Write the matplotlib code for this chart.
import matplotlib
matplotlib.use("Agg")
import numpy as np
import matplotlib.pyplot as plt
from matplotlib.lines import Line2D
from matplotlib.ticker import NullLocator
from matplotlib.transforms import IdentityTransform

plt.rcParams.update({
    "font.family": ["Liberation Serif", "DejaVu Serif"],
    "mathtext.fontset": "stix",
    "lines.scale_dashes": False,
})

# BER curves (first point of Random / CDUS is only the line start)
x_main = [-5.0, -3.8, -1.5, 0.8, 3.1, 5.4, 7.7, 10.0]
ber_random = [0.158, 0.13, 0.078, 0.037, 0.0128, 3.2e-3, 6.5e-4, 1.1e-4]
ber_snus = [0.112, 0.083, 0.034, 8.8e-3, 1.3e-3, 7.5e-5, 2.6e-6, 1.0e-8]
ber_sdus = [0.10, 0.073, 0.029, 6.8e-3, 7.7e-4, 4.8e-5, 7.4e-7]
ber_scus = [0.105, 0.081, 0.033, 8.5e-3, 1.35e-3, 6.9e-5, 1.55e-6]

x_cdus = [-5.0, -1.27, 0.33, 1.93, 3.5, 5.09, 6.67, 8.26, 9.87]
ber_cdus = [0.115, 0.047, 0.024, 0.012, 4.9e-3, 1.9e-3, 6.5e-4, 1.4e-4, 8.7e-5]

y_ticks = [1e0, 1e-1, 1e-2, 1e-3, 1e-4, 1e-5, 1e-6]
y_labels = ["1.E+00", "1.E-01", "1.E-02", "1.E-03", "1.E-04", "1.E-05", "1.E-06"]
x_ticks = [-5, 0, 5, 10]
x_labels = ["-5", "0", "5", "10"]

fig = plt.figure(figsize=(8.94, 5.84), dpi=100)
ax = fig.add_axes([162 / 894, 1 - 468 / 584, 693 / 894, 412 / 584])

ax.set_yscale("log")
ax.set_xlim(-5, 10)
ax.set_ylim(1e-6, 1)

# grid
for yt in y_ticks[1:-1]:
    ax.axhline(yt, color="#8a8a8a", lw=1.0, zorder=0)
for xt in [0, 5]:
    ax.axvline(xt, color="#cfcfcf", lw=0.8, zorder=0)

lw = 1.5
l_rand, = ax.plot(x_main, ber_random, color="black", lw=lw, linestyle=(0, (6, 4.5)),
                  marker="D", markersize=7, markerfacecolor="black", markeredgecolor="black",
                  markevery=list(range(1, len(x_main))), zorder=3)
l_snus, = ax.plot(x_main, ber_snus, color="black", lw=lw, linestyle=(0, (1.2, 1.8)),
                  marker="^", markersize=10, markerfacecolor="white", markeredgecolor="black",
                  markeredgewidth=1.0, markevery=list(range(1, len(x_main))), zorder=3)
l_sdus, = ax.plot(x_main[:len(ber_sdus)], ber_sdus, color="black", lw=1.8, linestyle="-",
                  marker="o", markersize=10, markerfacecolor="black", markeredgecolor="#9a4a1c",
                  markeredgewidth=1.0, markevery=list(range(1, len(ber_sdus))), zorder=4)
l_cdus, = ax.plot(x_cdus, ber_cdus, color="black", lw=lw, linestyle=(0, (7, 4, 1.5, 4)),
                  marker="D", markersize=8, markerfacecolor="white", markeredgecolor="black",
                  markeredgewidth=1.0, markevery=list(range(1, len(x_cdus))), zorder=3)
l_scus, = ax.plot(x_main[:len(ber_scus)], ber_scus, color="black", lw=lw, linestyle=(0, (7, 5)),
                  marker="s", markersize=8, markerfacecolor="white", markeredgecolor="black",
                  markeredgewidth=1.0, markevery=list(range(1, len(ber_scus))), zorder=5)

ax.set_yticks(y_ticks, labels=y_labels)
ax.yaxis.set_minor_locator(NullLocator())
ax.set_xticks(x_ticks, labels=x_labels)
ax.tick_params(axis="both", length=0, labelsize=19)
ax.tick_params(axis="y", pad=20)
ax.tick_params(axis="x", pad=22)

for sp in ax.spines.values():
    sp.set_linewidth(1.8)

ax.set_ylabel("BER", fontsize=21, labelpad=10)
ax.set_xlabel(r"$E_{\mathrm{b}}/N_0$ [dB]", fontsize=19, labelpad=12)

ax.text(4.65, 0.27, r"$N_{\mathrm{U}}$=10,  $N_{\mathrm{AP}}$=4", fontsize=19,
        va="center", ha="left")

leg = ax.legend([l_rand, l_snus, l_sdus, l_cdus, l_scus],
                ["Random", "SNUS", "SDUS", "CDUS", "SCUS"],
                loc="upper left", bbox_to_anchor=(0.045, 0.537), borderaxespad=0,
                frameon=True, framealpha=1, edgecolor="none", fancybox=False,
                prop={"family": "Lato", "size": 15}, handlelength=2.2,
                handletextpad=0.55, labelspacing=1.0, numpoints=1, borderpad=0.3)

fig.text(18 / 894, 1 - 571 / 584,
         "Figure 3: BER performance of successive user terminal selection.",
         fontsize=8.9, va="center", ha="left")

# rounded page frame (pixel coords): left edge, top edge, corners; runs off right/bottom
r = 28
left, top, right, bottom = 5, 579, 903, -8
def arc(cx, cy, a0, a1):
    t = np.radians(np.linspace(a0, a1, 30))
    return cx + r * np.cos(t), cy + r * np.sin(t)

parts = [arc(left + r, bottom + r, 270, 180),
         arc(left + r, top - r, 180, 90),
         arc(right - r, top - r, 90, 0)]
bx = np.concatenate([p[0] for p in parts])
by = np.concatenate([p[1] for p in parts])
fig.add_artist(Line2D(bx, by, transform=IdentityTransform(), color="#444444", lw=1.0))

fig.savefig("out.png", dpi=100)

----------

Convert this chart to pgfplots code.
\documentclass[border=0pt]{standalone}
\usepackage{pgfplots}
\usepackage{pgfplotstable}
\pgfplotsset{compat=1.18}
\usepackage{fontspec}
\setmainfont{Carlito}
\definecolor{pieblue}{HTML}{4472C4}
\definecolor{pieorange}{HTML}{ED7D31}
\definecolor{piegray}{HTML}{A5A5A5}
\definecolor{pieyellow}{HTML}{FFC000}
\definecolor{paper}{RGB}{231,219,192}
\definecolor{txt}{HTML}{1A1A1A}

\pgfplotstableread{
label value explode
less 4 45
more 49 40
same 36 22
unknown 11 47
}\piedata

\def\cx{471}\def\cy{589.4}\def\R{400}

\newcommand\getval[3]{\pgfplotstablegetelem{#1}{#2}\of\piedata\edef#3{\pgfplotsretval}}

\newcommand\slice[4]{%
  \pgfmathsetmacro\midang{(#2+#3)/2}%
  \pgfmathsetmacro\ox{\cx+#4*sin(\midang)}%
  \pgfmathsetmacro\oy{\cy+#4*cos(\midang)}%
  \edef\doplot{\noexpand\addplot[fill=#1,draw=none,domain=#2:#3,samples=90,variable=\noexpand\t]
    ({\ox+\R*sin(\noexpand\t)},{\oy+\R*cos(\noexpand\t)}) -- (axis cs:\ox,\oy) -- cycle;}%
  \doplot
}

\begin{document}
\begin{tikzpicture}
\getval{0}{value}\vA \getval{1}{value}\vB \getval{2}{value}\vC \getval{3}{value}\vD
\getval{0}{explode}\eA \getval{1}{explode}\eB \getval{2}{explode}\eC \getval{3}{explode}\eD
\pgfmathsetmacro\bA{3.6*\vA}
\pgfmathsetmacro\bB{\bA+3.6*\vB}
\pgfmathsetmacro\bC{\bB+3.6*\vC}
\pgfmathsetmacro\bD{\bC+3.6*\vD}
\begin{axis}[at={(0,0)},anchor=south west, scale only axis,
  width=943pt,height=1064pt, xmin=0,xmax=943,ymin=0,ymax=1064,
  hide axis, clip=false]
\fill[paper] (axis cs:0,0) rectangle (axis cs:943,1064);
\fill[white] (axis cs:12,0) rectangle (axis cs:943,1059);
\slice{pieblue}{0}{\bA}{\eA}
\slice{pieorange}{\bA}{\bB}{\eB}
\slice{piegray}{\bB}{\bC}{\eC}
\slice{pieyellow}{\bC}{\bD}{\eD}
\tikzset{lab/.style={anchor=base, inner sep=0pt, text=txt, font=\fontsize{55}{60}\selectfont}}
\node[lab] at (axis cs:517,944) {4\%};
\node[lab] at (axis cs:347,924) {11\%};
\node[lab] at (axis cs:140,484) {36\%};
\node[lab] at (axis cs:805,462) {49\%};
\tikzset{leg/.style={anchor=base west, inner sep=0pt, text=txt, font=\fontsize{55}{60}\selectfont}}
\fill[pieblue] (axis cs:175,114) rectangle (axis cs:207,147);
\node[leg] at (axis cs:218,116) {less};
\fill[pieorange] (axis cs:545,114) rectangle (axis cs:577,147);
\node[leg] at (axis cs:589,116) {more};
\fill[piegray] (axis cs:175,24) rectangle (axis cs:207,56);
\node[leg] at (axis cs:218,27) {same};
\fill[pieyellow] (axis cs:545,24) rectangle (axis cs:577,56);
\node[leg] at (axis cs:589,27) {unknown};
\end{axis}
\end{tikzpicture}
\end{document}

----------

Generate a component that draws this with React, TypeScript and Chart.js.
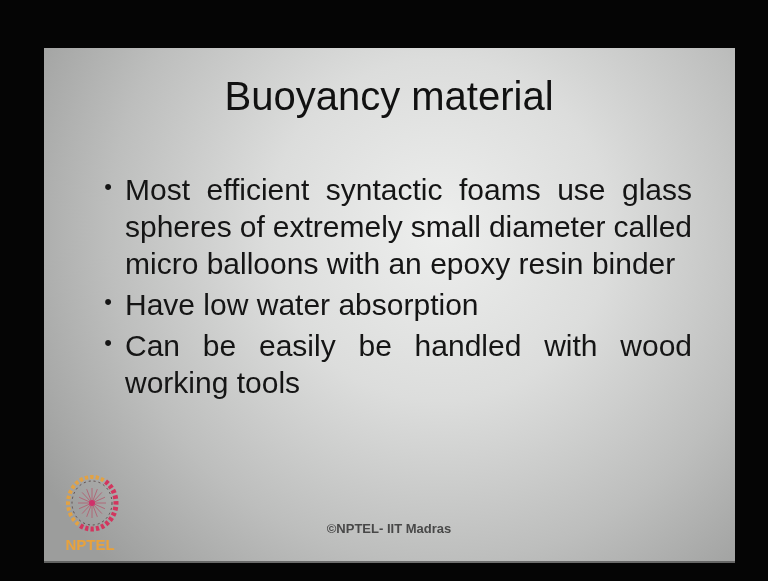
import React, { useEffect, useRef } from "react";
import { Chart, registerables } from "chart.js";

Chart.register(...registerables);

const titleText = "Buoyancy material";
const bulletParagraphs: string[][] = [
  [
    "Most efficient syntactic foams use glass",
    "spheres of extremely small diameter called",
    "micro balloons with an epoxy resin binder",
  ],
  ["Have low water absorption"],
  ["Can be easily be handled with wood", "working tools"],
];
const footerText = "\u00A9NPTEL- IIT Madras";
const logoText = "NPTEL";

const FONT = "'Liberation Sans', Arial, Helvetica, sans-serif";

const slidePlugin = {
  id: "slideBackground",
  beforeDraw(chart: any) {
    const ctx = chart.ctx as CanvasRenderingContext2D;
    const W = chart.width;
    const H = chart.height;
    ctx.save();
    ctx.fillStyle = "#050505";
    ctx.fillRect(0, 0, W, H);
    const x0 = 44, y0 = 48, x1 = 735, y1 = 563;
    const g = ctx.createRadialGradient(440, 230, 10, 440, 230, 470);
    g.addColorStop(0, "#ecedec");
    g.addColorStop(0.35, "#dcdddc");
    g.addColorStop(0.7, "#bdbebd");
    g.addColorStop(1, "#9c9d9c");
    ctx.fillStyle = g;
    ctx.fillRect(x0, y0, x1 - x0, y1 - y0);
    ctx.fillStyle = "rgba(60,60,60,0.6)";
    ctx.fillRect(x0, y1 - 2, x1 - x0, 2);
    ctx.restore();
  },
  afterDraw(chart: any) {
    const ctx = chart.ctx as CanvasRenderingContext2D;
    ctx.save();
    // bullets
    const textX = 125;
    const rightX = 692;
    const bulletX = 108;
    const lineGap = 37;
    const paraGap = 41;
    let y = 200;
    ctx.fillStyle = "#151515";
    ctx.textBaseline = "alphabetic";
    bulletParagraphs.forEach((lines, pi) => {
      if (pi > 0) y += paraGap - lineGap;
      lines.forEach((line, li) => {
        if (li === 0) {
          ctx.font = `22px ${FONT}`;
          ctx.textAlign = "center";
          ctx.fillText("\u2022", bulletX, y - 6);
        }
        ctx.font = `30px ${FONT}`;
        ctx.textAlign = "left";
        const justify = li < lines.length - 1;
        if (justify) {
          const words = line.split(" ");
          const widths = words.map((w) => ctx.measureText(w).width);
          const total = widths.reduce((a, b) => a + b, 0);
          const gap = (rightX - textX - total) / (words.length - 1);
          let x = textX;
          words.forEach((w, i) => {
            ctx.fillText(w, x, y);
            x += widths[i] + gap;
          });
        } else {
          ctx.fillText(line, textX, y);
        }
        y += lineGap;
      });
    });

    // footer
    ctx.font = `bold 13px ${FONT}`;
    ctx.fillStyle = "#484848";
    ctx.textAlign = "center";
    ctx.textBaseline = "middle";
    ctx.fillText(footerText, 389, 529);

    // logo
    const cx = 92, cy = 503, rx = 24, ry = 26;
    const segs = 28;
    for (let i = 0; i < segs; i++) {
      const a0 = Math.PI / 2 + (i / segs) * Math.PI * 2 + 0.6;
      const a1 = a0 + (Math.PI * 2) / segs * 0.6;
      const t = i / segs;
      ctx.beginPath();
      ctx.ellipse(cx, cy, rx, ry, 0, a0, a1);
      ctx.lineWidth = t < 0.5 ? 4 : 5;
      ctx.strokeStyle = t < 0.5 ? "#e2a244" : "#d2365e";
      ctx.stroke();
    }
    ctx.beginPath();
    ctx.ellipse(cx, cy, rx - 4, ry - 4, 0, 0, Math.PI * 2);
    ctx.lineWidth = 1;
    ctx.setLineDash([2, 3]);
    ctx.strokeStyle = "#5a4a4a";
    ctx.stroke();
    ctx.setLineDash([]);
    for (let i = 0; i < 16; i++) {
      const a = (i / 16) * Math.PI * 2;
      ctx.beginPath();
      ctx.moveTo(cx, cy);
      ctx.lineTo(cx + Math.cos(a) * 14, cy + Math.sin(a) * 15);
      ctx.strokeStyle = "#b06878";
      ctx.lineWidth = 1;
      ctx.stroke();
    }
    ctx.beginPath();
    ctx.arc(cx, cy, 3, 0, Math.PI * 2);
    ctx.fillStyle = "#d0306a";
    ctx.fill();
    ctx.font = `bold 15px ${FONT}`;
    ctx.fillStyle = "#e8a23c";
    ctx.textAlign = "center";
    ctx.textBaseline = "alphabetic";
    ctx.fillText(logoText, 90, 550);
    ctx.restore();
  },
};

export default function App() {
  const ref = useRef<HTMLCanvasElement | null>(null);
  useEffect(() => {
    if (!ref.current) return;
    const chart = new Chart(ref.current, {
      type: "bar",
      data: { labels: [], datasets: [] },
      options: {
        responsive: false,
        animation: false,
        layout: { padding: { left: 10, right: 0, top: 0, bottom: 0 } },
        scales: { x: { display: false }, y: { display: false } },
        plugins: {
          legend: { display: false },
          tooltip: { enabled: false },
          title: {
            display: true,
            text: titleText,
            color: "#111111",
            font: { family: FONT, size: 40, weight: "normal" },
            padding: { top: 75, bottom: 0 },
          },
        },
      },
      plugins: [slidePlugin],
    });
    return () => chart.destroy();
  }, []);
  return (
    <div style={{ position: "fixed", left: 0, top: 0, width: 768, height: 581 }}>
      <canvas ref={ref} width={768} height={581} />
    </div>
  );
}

----------

▶ To do
Everything above from the line with "Generate a component" through the line with "Chart.register(...registerables);" should be retyped exactly, and nothing else; omit pictures.

▶ Answer to the problem
Generate a component that draws this with React, TypeScript and Chart.js.
import React, { useEffect, useRef } from "react";
import { Chart, registerables } from "chart.js";

Chart.register(...registerables);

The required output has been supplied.